Thanks again for your feedback @selsta!

I can't spot anything in the log that's different. The warnings and errors look the same. It must be related to some buggy lower level library running on some Linux distributions.

Hopefully this might help someone that has a similar setup but this does not necessary qualify as a Monero issue. Maybe a check for some older library could be enforced, although frankly I have no idea which library it could be :stuck_out_tongue:

selsta commented 2 years ago

Does everything still work? It's unlikely that your OS version is related here.

tryphe commented 2 years ago

@selsta yes. Ran dist-upgrade, did nothing else, and it's been synced ever since. I upgraded from Buster (Debian 10) which was up to date via apt, so there's a problem there.

tryphe commented 2 years ago

It started doing it again today and now the node is behind. Will try and make a new machine. And again, none of my other coin daemons have this problem, so it's a monero problem.

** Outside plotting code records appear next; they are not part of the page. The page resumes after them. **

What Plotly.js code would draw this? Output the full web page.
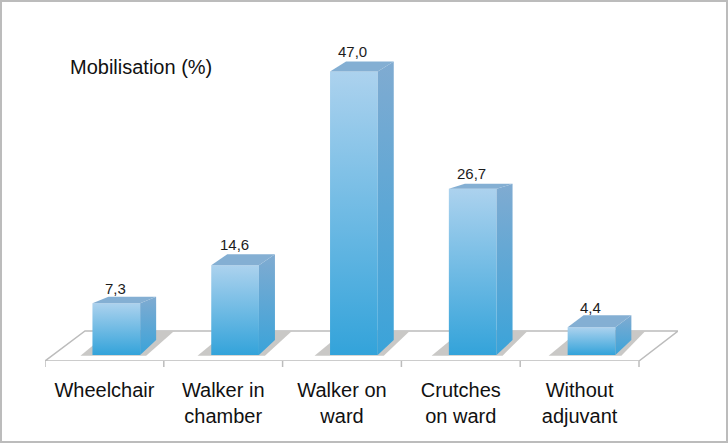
<!DOCTYPE html>
<html>
<head>
<meta charset="utf-8">
<script src="https://cdn.plot.ly/plotly-3.0.1.min.js"></script>
<style>
html,body{margin:0;padding:0;background:#fff;overflow:hidden}
#chart{width:728px;height:443px}
#frame{position:absolute;left:0;top:0;width:728px;height:443px;box-sizing:border-box;border:2px solid #bcbcbc;pointer-events:none}
</style>
</head>
<body>
<div id="chart"></div>
<div id="frame"></div>
<script>
// Data
const categories = ['Wheelchair', 'Walker in<br>chamber', 'Walker on<br>ward', 'Crutches<br>on ward', 'Without<br>adjuvant'];
const barHeights = [8.6, 14.9, 47.1, 27.6, 4.6];
const valueLabels = ['7,3', '14,6', '47,0', '26,7', '4,4'];

// Layout scale
const W = 728, H = 443;
const plotL = 45, plotR = 678, axisY = 361;
const catPx = 118.8;
const pxPerUnit = 6.02;
const baseY = 355;
const yMin = (baseY - axisY) / pxPerUnit;
const yMax = baseY / pxPerUnit;
const xMin = -0.5, xMax = xMin + (plotR - plotL) / catPx;
const ux = px => px / catPx;
const uy = px => px / pxPerUnit;

// Bar geometry (pixels)
const barW = 47.7, barOff = 11.9, depthX = 16, floorRise = 15;
const topRise = [6.5, 11, 10, 5, 12];
const offsetUnits = ux(barOff - barW / 2);

const traces = [];
const floorPath = (px) => {
  const X = p => xMin + (p - plotL) / catPx;
  const Y = p => (baseY - p) / pxPerUnit;
  return 'M' + px.map(p => X(p[0]) + ',' + Y(p[1])).join('L') + 'Z';
};
const shapes = [{
  type: 'path', xref: 'x', yref: 'y', layer: 'below',
  path: floorPath([[45, 361], [85, 331], [678, 331], [639, 361]]),
  fillcolor: '#ffffff', line: {color: '#bcbcbc', width: 1.5}
}];

categories.forEach((c, i) => {
  const left = i + offsetUnits, right = left + ux(barW);
  const bx = ux(depthX);
  const v = barHeights[i], tr = uy(topRise[i]), fr = uy(floorRise);
  // shadow on the floor
  const sx = -12 - 1.75 * i;
  shapes.push({
    type: 'path', xref: 'x', yref: 'y', layer: 'below', line: {width: 0},
    fillcolor: '#c9c8c6',
    path: 'M' + (left + ux(sx)) + ',' + uy(-0.7) +
          'L' + (right + ux(6)) + ',' + uy(-0.7) +
          'L' + (right + ux(34 - 1.0 * i)) + ',' + uy(24) +
          'L' + (left + ux(sx + 30)) + ',' + uy(24) + 'Z'
  });
  // side face
  traces.push({
    type: 'scatter', mode: 'none', fill: 'toself', hoverinfo: 'skip', showlegend: false,
    x: [right, right + bx, right + bx, right],
    y: [v, v + tr, fr, 0],
    fillgradient: {type: 'vertical', colorscale: [[0, '#3aa3d9'], [1, '#80abd1']]}
  });
  // top face
  traces.push({
    type: 'scatter', mode: 'none', fill: 'toself', hoverinfo: 'skip', showlegend: false,
    x: [left, left + bx, right + bx, right],
    y: [v, v + tr, v + tr, v],
    fillcolor: '#84afd3'
  });
});

// Front faces
traces.unshift({
  type: 'bar',
  x: categories.map((c, i) => i),
  y: barHeights,
  width: ux(barW),
  offset: offsetUnits,
  marker: {color: '#6fb4e0', line: {width: 0}},
  hoverinfo: 'skip',
  showlegend: false
});

const labelGap = [8, 9, 9, 10, 7];
const annotations = valueLabels.map((t, i) => ({
  x: i + offsetUnits + ux(barW / 2) - ux(1),
  y: barHeights[i] + uy(topRise[i]),
  yanchor: 'bottom', xanchor: 'center',
  yshift: labelGap[i] - 10, showarrow: false, text: t,
  font: {family: 'Liberation Sans, Arial, sans-serif', size: 15, color: '#1c1c1c'}
}));
annotations.push({
  xref: 'paper', yref: 'paper', x: (68 - plotL) / (plotR - plotL), y: (axisY - 67) / axisY,
  xanchor: 'left', yanchor: 'middle', showarrow: false, text: 'Mobilisation (%)',
  font: {family: 'Liberation Sans, Arial, sans-serif', size: 20, color: '#111'}
});

const layout = {
  width: W, height: H,
  margin: {l: plotL, r: W - plotR, t: 0, b: H - axisY, pad: 0},
  paper_bgcolor: '#ffffff', plot_bgcolor: 'rgba(0,0,0,0)',
  showlegend: false,
  xaxis: {
    type: 'linear', range: [xMin, xMax], tickmode: 'array',
    tickvals: [0, 1, 2, 3, 4], ticktext: categories,
    showgrid: false, zeroline: false, showline: false, ticks: '',
    ticklabelstandoff: 15,
    tickfont: {family: 'Liberation Sans, Arial, sans-serif', size: 20, color: '#111'}
  },
  yaxis: {range: [yMin, yMax], visible: false, fixedrange: true},
  shapes, annotations
};
// Tick marks at category boundaries
[0, 1, 2, 3, 4, 5].forEach(i => {
  layout.shapes.push({
    type: 'line', xref: 'x', yref: 'paper', layer: 'above',
    x0: i - 0.5, x1: i - 0.5, y0: 0, y1: -6 / axisY,
    line: {color: '#bcbcbc', width: 1.5}
  });
});

Plotly.newPlot('chart', traces, layout, {displayModeBar: false, staticPlot: true}).then(gd => {
  const svg = gd.querySelector('svg.main-svg');
  const ns = 'http://www.w3.org/2000/svg';
  const defs = svg.querySelector('defs');
  const g = document.createElementNS(ns, 'linearGradient');
  g.setAttribute('id', 'frontGrad');
  g.setAttribute('x1', '0'); g.setAttribute('y1', '0');
  g.setAttribute('x2', '0'); g.setAttribute('y2', '1');
  [['0', '#acd2ee'], ['1', '#33a3da']].forEach(s => {
    const st = document.createElementNS(ns, 'stop');
    st.setAttribute('offset', s[0]); st.setAttribute('stop-color', s[1]);
    g.appendChild(st);
  });
  defs.appendChild(g);
  gd.querySelectorAll('.bars .point path').forEach(p => { p.style.fill = 'url(#frontGrad)'; });
});
</script>
</body>
</html>
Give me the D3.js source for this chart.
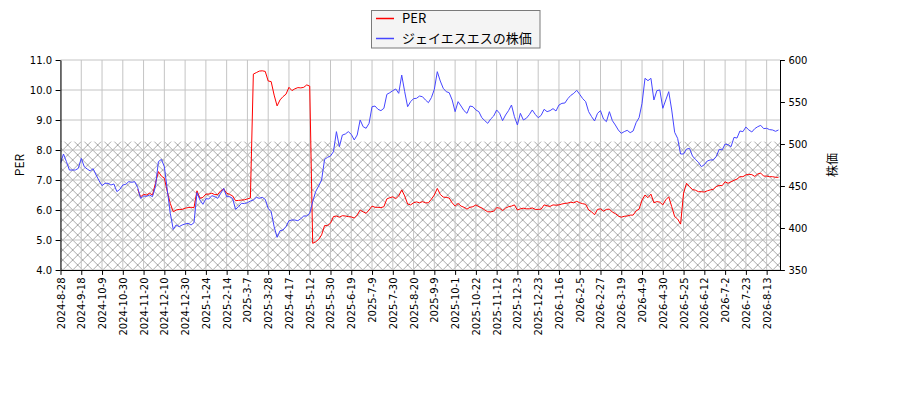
<!DOCTYPE html>
<meta charset="utf-8">
<style>
body { margin: 0; background: #fff; }
text { font-family: "DejaVu Sans", sans-serif; font-size: 10px; fill: #000; }
.jp { font-family: "Noto Sans CJK JP", sans-serif; }
</style>
<svg id="chart" width="900" height="400"></svg>
<script src="https://cdn.jsdelivr.net/npm/d3@7"></script>
<script>

// x axis: trading-day index, one tick label every 14 days
var tickLabels = ["2024-8-28","2024-9-18","2024-10-9","2024-10-30","2024-11-20","2024-12-10","2024-12-30",
  "2025-1-24","2025-2-14","2025-3-7","2025-3-28","2025-4-17","2025-5-12","2025-5-30","2025-6-19","2025-7-9",
  "2025-7-30","2025-8-20","2025-9-9","2025-10-1","2025-10-22","2025-11-12","2025-12-3","2025-12-23",
  "2026-1-16","2026-2-5","2026-2-27","2026-3-19","2026-4-9","2026-4-30","2026-5-25","2026-6-12","2026-7-2",
  "2026-7-23","2026-8-13"];
var tickStep = 14, sampleStep = 2, lastDay = 485;

// share price, one value every 2 trading days
var price = [477.0,488.1,479,469,469,469,471,482.9,473,470.2,467.9,470.6,463.1,456.3,450.4,453.2,453.2,451.2,452.4,443.3,
  446.0,451.2,452.0,455.2,454.4,455.2,448.4,435.3,438.1,437.7,439.3,437.3,449.2,479.0,481.7,473,445.2,417.5,398.4,403.6,
  401.6,403.6,404.8,405.6,403.6,406.3,442.1,433.3,428.2,434.9,434.5,438.5,437.3,435.3,441.3,447.2,437.3,437.3,435.3,422.2,
  425.4,429.4,429.0,430.2,432.1,433.3,436.5,435.3,436.5,434.1,423.4,419.4,401.6,388.9,396.8,397.6,401.6,408.7,409.5,409.5,
  408.7,411.1,414.3,414.3,417.5,431.3,443.3,450.0,457.1,481.7,484.1,485.7,490.9,514.7,496.8,510.7,511.9,514.7,511.5,504.8,
  510.7,528.6,520.6,518.7,524.6,544.4,545.2,541.3,539.7,542.5,559.1,561.1,563.5,565.5,560.3,582.1,562.3,544.4,550.4,554.0,
  554.4,557.1,556.3,552.4,549.2,555.2,565.1,586.1,575.0,566.3,562.3,561.1,552.4,538.5,550.4,545.2,539.7,536.5,545.2,544.4,
  540.5,538.5,531.3,527.8,524.6,529.8,533.3,540.5,536.5,527.8,534.5,539.7,546.4,532.5,522.6,536.5,528.6,530.6,534.9,540.5,
  535.3,531.3,534.1,541.3,538.5,539.7,542.1,539.3,546.4,548.4,548.8,554.0,557.9,560.3,563.9,559.1,554.0,550.4,538.5,532.5,
  527.4,536.5,539.7,529.8,526.6,538.5,527.8,522.6,516.7,512.7,514.7,516.3,513.5,515.5,525.4,531.3,548.4,578.2,575.4,578.2,
  552.4,563.5,564.3,542.5,552.4,562.3,540.5,513.9,506.7,488.1,488.1,494.0,494.8,485.7,481.7,478.2,473.0,475.4,479.8,481.0,
  481.0,484.9,493.7,492.9,500.0,499.2,496.8,507.9,507.1,515.5,514.7,520.2,516.7,514.3,518.3,520.6,522.2,518.3,518.7,517.1,
  516.7,515.1,516.7];

// PER, same sampling (no value before the first visible point)
var per = [null,null,null,null,null,null,null,null,null,null,null,null,null,null,null,null,null,null,null,null,
  null,null,null,null,null,null,6.69,6.44,6.52,6.50,6.56,6.50,6.89,7.28,7.13,7.06,6.61,6.22,5.94,6.00,
  6.02,6.02,6.06,6.08,6.09,6.08,6.64,6.39,6.42,6.53,6.53,6.56,6.51,6.52,6.64,6.70,6.56,6.52,6.47,6.31,
  6.32,6.33,6.34,6.37,6.40,10.53,10.58,10.63,10.64,10.62,10.30,10.28,9.83,9.47,9.67,9.78,9.86,10.09,9.98,10.04,
  10.08,10.07,10.09,10.17,10.13,4.89,4.94,5.02,5.17,5.48,5.48,5.56,5.78,5.80,5.76,5.81,5.80,5.78,5.77,5.73,
  5.83,6.00,5.94,5.89,6.00,6.13,6.09,6.09,6.08,6.11,6.37,6.41,6.44,6.38,6.47,6.67,6.47,6.20,6.17,6.24,
  6.27,6.24,6.28,6.24,6.24,6.36,6.50,6.72,6.52,6.43,6.42,6.40,6.24,6.13,6.22,6.13,6.09,6.03,6.09,6.11,
  6.17,6.11,6.07,6.00,5.94,5.94,5.96,6.08,6.06,5.98,6.06,6.11,6.13,6.17,6.00,6.04,6.06,6.04,6.04,6.07,
  6.02,6.02,6.03,6.17,6.14,6.12,6.17,6.16,6.17,6.20,6.22,6.23,6.26,6.24,6.29,6.24,6.21,6.19,6.00,5.94,
  5.84,6.02,6.04,5.96,6.02,6.03,5.93,5.88,5.80,5.76,5.79,5.80,5.83,5.83,5.97,6.03,6.33,6.50,6.41,6.53,
  6.24,6.28,6.26,6.17,6.34,6.44,6.11,5.78,5.70,5.53,6.56,6.89,6.78,6.68,6.66,6.61,6.61,6.60,6.64,6.67,
  6.69,6.78,6.82,6.81,6.94,6.89,6.94,6.99,7.03,7.11,7.11,7.17,7.19,7.18,7.12,7.20,7.23,7.13,7.13,7.11,
  7.11,7.09,7.09];

// hatched PER band
var perBand = [4.0, 8.28];

var mLeft = 60.5, mRight = 780, mTop = 60, mBottom = 270;

var svg = d3.select("#chart");

var x = d3.scaleLinear().domain([0, lastDay]).range([mLeft, mRight]);
var yPer = d3.scaleLinear().domain([4, 11]).range([mBottom, mTop]);
var yPrice = d3.scaleLinear().domain([350, 600]).range([mBottom, mTop]);

var defs = svg.append("defs");
var h = 10;
var pat = defs.append("pattern")
    .attr("id", "hatch")
    .attr("patternUnits", "userSpaceOnUse")
    .attr("x", 2.7).attr("y", 0)
    .attr("width", h).attr("height", h);
pat.append("path")
    .attr("d", "M-1,-1L" + (h + 1) + "," + (h + 1) + "M" + (h + 1) + ",-1L-1," + (h + 1))
    .attr("stroke", "#949494")
    .attr("stroke-width", 0.8)
    .attr("fill", "none");

defs.append("clipPath").attr("id", "plot")
  .append("rect")
    .attr("x", mLeft).attr("y", mTop)
    .attr("width", mRight - mLeft).attr("height", mBottom - mTop);

// band
svg.append("rect")
    .attr("x", mLeft)
    .attr("y", yPer(perBand[1]))
    .attr("width", mRight - mLeft)
    .attr("height", yPer(perBand[0]) - yPer(perBand[1]))
    .attr("fill", "url(#hatch)");

// grid
var tickDays = tickLabels.map(function(d, j) { return j * tickStep; });
var grid = svg.append("g").attr("stroke", "#c4c4c4").attr("stroke-width", 1);
grid.selectAll(".gx").data(tickDays).enter().append("line")
    .attr("x1", function(d) { return x(d); }).attr("x2", function(d) { return x(d); })
    .attr("y1", mTop).attr("y2", mBottom);
grid.selectAll(".gy").data(d3.range(4, 11.01, 1)).enter().append("line")
    .attr("x1", mLeft).attr("x2", mRight)
    .attr("y1", function(d) { return yPer(d); }).attr("y2", function(d) { return yPer(d); });

// lines
var lines = svg.append("g").attr("clip-path", "url(#plot)");

var perLine = d3.line()
    .defined(function(d) { return d != null; })
    .x(function(d, i) { return x(i * sampleStep); })
    .y(function(d) { return yPer(d); });

var priceLine = d3.line()
    .x(function(d, i) { return x(i * sampleStep); })
    .y(function(d) { return yPrice(d); });

lines.append("path")
    .attr("d", perLine(per))
    .attr("fill", "none")
    .attr("stroke", "#ff0000")
    .attr("stroke-width", 1);

lines.append("path")
    .attr("d", priceLine(price))
    .attr("fill", "none")
    .attr("stroke", "#4646ff")
    .attr("stroke-width", 1);

// axes
var major = 4.9, minor = 2.8;

var gl = svg.append("g").attr("transform", "translate(" + mLeft + ",0)");
gl.call(d3.axisLeft(yPer).tickValues(d3.range(4, 11.01, 0.5).filter(function(d) { return d % 1 !== 0; }))
    .tickSize(minor).tickSizeOuter(0).tickFormat(""));
gl.call(d3.axisLeft(yPer).tickValues(d3.range(4, 11.01, 1)).tickSize(major).tickSizeOuter(0)
    .tickPadding(3.5).tickFormat(d3.format(".1f")));

var gr = svg.append("g").attr("transform", "translate(" + mRight + ",0)");
gr.call(d3.axisRight(yPrice).tickValues(d3.range(350, 601, 10).filter(function(d) { return d % 50 !== 0; }))
    .tickSize(minor).tickSizeOuter(0).tickFormat(""));
gr.call(d3.axisRight(yPrice).tickValues(d3.range(350, 601, 50)).tickSize(major).tickSizeOuter(0)
    .tickPadding(3.5).tickFormat(d3.format("d")));

var gb = svg.append("g").attr("transform", "translate(0," + mBottom + ")");
gb.call(d3.axisBottom(x).tickValues(tickDays).tickSize(major).tickSizeOuter(0)
    .tickFormat(function(d, j) { return tickLabels[j]; }));
gb.selectAll(".tick text")
    .attr("transform", "rotate(-90)")
    .attr("x", -(major + 2.5))
    .attr("y", 0)
    .attr("dy", "0.35em")
    .attr("text-anchor", "end");

svg.selectAll(".domain").attr("stroke", "#000").attr("stroke-width", 1);
svg.selectAll(".tick line").attr("stroke", "#000");
svg.selectAll(".tick text").style("font-family", "DejaVu Sans").style("font-size", "10px").attr("fill", "#000");

// axis titles
svg.append("text").attr("class", "jp")
    .attr("transform", "translate(20," + (mTop + mBottom) / 2 + ") rotate(-90)")
    .attr("text-anchor", "middle").attr("dy", "0.35em")
    .style("font-size", "12px")
    .text("PER");
svg.append("text").attr("class", "jp")
    .attr("transform", "translate(833," + (mTop + mBottom) / 2 + ") rotate(-90)")
    .attr("text-anchor", "middle").attr("dy", "0.35em")
    .style("font-size", "12px")
    .text("株価");

// legend
var legend = svg.append("g");
legend.append("rect")
    .attr("x", 371.5).attr("y", 10.5).attr("width", 168.5).attr("height", 37.5)
    .attr("fill", "#f4f4f4").attr("stroke", "#7a7a7a").attr("stroke-width", 1);
var items = [{label: "PER", color: "#ff0000"}, {label: "ジェイエスエスの株価", color: "#4646ff"}];
var li = legend.selectAll(".item").data(items).enter().append("g")
    .attr("transform", function(d, i) { return "translate(0," + (18.5 + i * 20) + ")"; });
li.append("line").attr("x1", 376).attr("x2", 394).attr("y1", 0).attr("y2", 0)
    .attr("stroke", function(d) { return d.color; }).attr("stroke-width", 1.5);
li.append("text").attr("class", "jp").attr("x", 402).attr("dy", "0.35em")
    .style("font-size", "13px")
    .text(function(d) { return d.label; });

</script>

But it doesn't really make sense that i was able to sync ~100k blocks fine at a point where it was stuck, and then nothing.

selsta commented 2 years ago
19:02 <+moneromooo> The first few blocks that are needed are requested from a peer that doesn't send them.
19:02 <+moneromooo> The timeout seems to be 25 seconds here.
19:04 <+moneromooo> The blocks then get requested from another peer, but that peer gets dropped after it sends a reply to another message. Possible state machine bug here.
19:31 <+moneromooo> There are two instances of possible large delays in networking. So, who knows.

That's what moneromooo saw from the logs. Now it still doesn't explain why there aren't more reports about this. I guess testing a different machine would be helpful.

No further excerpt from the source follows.